Source excerpt >>
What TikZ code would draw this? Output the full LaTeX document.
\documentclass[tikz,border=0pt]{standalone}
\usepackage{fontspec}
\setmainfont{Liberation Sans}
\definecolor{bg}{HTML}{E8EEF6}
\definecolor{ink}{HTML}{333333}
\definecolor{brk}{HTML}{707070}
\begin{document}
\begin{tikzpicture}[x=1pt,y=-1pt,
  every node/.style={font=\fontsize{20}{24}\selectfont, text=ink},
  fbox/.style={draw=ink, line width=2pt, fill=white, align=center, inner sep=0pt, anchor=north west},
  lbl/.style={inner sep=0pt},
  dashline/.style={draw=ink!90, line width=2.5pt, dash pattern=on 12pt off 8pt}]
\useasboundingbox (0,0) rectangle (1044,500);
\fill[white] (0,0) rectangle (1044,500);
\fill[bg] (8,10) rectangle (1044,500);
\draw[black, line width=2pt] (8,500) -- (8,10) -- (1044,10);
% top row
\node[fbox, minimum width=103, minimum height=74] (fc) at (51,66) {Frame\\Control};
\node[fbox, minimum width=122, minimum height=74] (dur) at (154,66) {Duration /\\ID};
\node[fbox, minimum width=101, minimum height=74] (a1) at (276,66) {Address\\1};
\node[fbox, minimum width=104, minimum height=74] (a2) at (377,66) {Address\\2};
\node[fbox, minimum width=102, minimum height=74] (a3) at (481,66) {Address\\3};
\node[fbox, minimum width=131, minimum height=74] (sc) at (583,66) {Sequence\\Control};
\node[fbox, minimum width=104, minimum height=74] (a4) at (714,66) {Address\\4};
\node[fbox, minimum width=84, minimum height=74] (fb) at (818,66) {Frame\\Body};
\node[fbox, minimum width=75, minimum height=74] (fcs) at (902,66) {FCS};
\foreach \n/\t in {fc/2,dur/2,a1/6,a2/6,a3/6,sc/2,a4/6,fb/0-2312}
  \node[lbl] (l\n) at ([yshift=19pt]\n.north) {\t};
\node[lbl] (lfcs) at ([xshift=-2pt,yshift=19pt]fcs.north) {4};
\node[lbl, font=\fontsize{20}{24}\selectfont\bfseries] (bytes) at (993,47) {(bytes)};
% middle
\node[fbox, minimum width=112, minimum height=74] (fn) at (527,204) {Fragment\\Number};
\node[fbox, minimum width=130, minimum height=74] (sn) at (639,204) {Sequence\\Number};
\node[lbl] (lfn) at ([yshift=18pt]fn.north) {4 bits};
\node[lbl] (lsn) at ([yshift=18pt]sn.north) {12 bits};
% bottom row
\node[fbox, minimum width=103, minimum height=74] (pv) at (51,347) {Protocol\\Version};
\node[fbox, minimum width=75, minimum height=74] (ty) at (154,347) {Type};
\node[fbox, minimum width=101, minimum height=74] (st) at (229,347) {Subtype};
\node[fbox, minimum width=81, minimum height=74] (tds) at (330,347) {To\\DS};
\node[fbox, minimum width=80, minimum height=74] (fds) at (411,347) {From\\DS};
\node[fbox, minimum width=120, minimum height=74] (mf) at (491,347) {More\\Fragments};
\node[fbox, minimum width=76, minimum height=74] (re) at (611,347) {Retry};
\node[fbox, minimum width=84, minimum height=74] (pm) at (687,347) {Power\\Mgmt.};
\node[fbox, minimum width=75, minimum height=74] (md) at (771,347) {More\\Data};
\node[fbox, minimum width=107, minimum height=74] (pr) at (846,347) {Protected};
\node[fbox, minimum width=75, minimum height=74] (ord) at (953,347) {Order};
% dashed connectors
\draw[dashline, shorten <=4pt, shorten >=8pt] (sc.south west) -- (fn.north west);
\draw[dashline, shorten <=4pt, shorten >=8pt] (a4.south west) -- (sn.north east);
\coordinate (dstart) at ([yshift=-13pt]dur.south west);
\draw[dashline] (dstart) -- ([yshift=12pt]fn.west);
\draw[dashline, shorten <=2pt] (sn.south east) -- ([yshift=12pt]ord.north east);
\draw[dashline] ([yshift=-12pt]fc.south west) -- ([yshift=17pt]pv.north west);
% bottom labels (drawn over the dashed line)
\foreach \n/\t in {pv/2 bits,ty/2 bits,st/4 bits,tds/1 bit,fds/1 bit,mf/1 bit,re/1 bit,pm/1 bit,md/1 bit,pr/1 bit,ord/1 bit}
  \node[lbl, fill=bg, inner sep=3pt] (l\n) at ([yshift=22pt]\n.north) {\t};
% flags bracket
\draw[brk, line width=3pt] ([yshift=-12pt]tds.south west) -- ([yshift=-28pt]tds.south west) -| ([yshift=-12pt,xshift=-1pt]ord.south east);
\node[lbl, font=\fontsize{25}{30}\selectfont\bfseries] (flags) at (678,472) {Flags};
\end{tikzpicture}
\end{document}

Request >> From the first line to the last, please quote the material above exactly.

Worked answer >>
What TikZ code would draw this? Output the full LaTeX document.
\documentclass[tikz,border=0pt]{standalone}
\usepackage{fontspec}
\setmainfont{Liberation Sans}
\definecolor{bg}{HTML}{E8EEF6}
\definecolor{ink}{HTML}{333333}
\definecolor{brk}{HTML}{707070}
\begin{document}
\begin{tikzpicture}[x=1pt,y=-1pt,
  every node/.style={font=\fontsize{20}{24}\selectfont, text=ink},
  fbox/.style={draw=ink, line width=2pt, fill=white, align=center, inner sep=0pt, anchor=north west},
  lbl/.style={inner sep=0pt},
  dashline/.style={draw=ink!90, line width=2.5pt, dash pattern=on 12pt off 8pt}]
\useasboundingbox (0,0) rectangle (1044,500);
\fill[white] (0,0) rectangle (1044,500);
\fill[bg] (8,10) rectangle (1044,500);
\draw[black, line width=2pt] (8,500) -- (8,10) -- (1044,10);
% top row
\node[fbox, minimum width=103, minimum height=74] (fc) at (51,66) {Frame\\Control};
\node[fbox, minimum width=122, minimum height=74] (dur) at (154,66) {Duration /\\ID};
\node[fbox, minimum width=101, minimum height=74] (a1) at (276,66) {Address\\1};
\node[fbox, minimum width=104, minimum height=74] (a2) at (377,66) {Address\\2};
\node[fbox, minimum width=102, minimum height=74] (a3) at (481,66) {Address\\3};
\node[fbox, minimum width=131, minimum height=74] (sc) at (583,66) {Sequence\\Control};
\node[fbox, minimum width=104, minimum height=74] (a4) at (714,66) {Address\\4};
\node[fbox, minimum width=84, minimum height=74] (fb) at (818,66) {Frame\\Body};
\node[fbox, minimum width=75, minimum height=74] (fcs) at (902,66) {FCS};
\foreach \n/\t in {fc/2,dur/2,a1/6,a2/6,a3/6,sc/2,a4/6,fb/0-2312}
  \node[lbl] (l\n) at ([yshift=19pt]\n.north) {\t};
\node[lbl] (lfcs) at ([xshift=-2pt,yshift=19pt]fcs.north) {4};
\node[lbl, font=\fontsize{20}{24}\selectfont\bfseries] (bytes) at (993,47) {(bytes)};
% middle
\node[fbox, minimum width=112, minimum height=74] (fn) at (527,204) {Fragment\\Number};
\node[fbox, minimum width=130, minimum height=74] (sn) at (639,204) {Sequence\\Number};
\node[lbl] (lfn) at ([yshift=18pt]fn.north) {4 bits};
\node[lbl] (lsn) at ([yshift=18pt]sn.north) {12 bits};
% bottom row
\node[fbox, minimum width=103, minimum height=74] (pv) at (51,347) {Protocol\\Version};
\node[fbox, minimum width=75, minimum height=74] (ty) at (154,347) {Type};
\node[fbox, minimum width=101, minimum height=74] (st) at (229,347) {Subtype};
\node[fbox, minimum width=81, minimum height=74] (tds) at (330,347) {To\\DS};
\node[fbox, minimum width=80, minimum height=74] (fds) at (411,347) {From\\DS};
\node[fbox, minimum width=120, minimum height=74] (mf) at (491,347) {More\\Fragments};
\node[fbox, minimum width=76, minimum height=74] (re) at (611,347) {Retry};
\node[fbox, minimum width=84, minimum height=74] (pm) at (687,347) {Power\\Mgmt.};
\node[fbox, minimum width=75, minimum height=74] (md) at (771,347) {More\\Data};
\node[fbox, minimum width=107, minimum height=74] (pr) at (846,347) {Protected};
\node[fbox, minimum width=75, minimum height=74] (ord) at (953,347) {Order};
% dashed connectors
\draw[dashline, shorten <=4pt, shorten >=8pt] (sc.south west) -- (fn.north west);
\draw[dashline, shorten <=4pt, shorten >=8pt] (a4.south west) -- (sn.north east);
\coordinate (dstart) at ([yshift=-13pt]dur.south west);
\draw[dashline] (dstart) -- ([yshift=12pt]fn.west);
\draw[dashline, shorten <=2pt] (sn.south east) -- ([yshift=12pt]ord.north east);
\draw[dashline] ([yshift=-12pt]fc.south west) -- ([yshift=17pt]pv.north west);
% bottom labels (drawn over the dashed line)
\foreach \n/\t in {pv/2 bits,ty/2 bits,st/4 bits,tds/1 bit,fds/1 bit,mf/1 bit,re/1 bit,pm/1 bit,md/1 bit,pr/1 bit,ord/1 bit}
  \node[lbl, fill=bg, inner sep=3pt] (l\n) at ([yshift=22pt]\n.north) {\t};
% flags bracket
\draw[brk, line width=3pt] ([yshift=-12pt]tds.south west) -- ([yshift=-28pt]tds.south west) -| ([yshift=-12pt,xshift=-1pt]ord.south east);
\node[lbl, font=\fontsize{25}{30}\selectfont\bfseries] (flags) at (678,472) {Flags};
\end{tikzpicture}
\end{document}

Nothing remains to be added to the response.